Summer will end soon, so its time to start thinking about getting ready for cold weather.
Most homes are heated using forced air through ducts or with a Hydronic/Radiant Heat piping system. Hydronic Heating systems heat water with a component called a boiler. Several components are attached to the boiler, such as a pump or series of pumps that circulate the hot water through pipes. The piping is installed as part of the hydronic heating system, and they are normally installed throughout your home.
Hydronic Heating can also be used by heating water in a boiler, piping that hot water to a coil located in an air handler, and the air handler will blow air across the coil to produce warm air in your home. This system is a combination hydronic forced air system.
A helpful addition to your hydronic/radiant heating system is to have zone vales connected so you can have multiple thermostats with multiple temperature control in areas of your home. Rooms that you spend most of your time can be warmer than areas that you may not use regularly.
The boiler is the main engine of the hydronic heating system, and it needs preventive maintenance at least once per year.

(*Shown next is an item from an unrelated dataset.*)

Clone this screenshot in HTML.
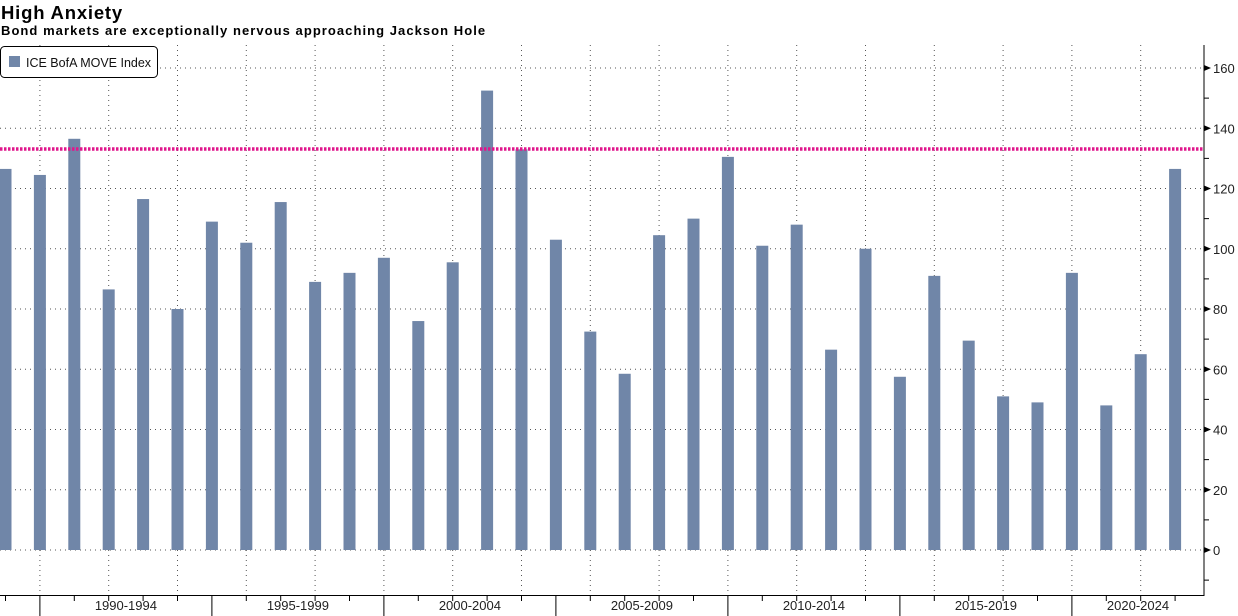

Hydronic heating/Radiant heating provides a comfortable warm heat source but is slower to change the overall room temperature
The piping that is connected to the boiler can be copper, iron, or now, many systems use plastic (a brand name Pex). This piping can be attached to radiators that are located throughout the home, baseboard style radiators, or piping running in the flooring.
hy·dron·ic | \ hī-ˈdrä-nik \
Definition of hydronic
: of, relating to, or being a system of heating or cooling that involves transfer of heat by a circulating fluid (such as water or vapor) in a closed system of pipes.